The best way to find kids motivated and to avoid the curriculum and all that is to cooperate with a science teacher and make it a club that runs at lunch once or twice a week (the teacher would have to feed the tanks). Age group doesn't matter with clubs as you only get people who are interested.

It sounds like a really interesting idea as there are so many ways to keep a fish tank and could be a bit of fun for the kids interested. I recommend looking up maidenhead aquatics as they did a similar project a while back.
 
mimo91088
  • #4
Aw I came in here expecting to offer a highscool kid some PayPal money to further their interest in the hobby lol
 
The_fishy
  • #5
I started something similar to this at my college for the Aquarium Club! We fundraised to get a 120 gallon tank, equipment, etc. and did a community stocking instead of predator/prey (little kids visit and seeing the big fish eat a little one would be upsetting). I also put together an info book to go with the tank. Over the summer and breaks, a monk (our advisor) takes care of the tank because he lives on campus. The tank is used as a visual feature in our science building and as an educational piece.

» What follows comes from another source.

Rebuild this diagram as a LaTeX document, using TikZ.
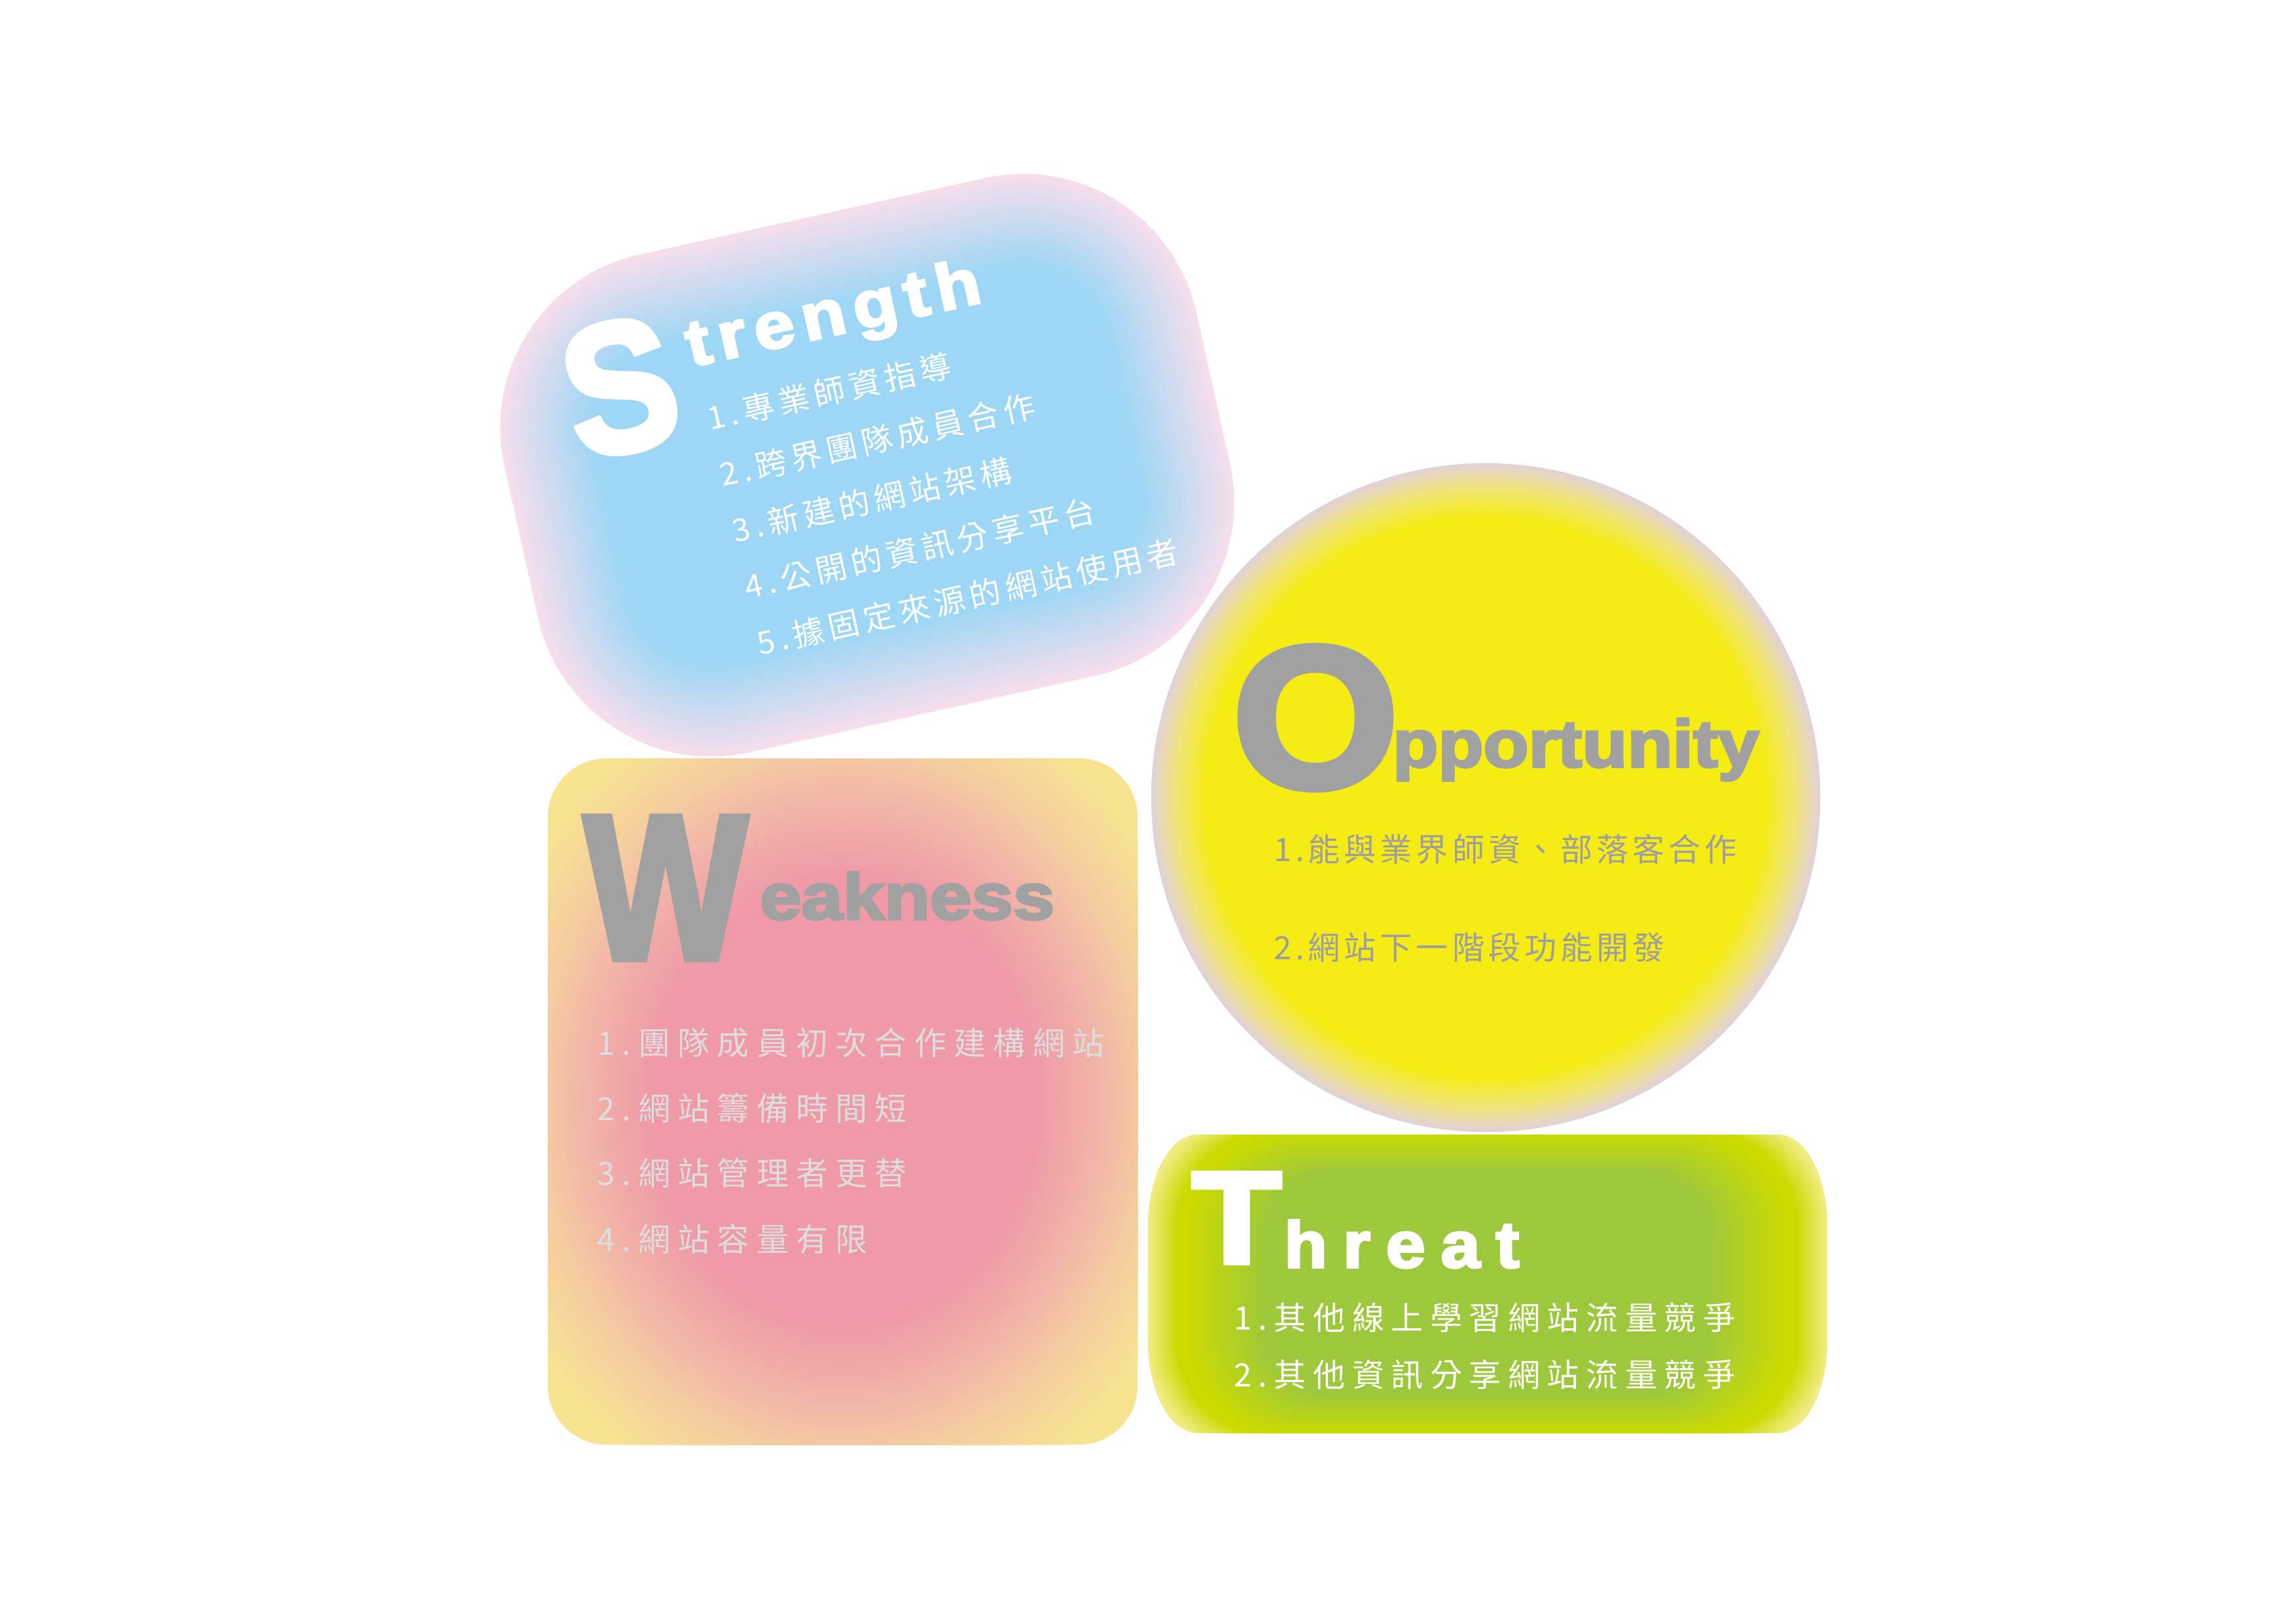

The main thing you need to keep in mind in the emotional maturity and drive of the students. My project worked well at a college because many students there are driven and passionate about their interests, so are willing to follow through with a big project like that. Otherwise, it becomes a cool feature, but mainly something that is just there and dies down when whoever is invested leaves (unless you can rope staff into teaching lessons around it).
 
Sorg67
  • Thread Starter
  • #6
I would rather support public schools but I think private schools might have more flexibility.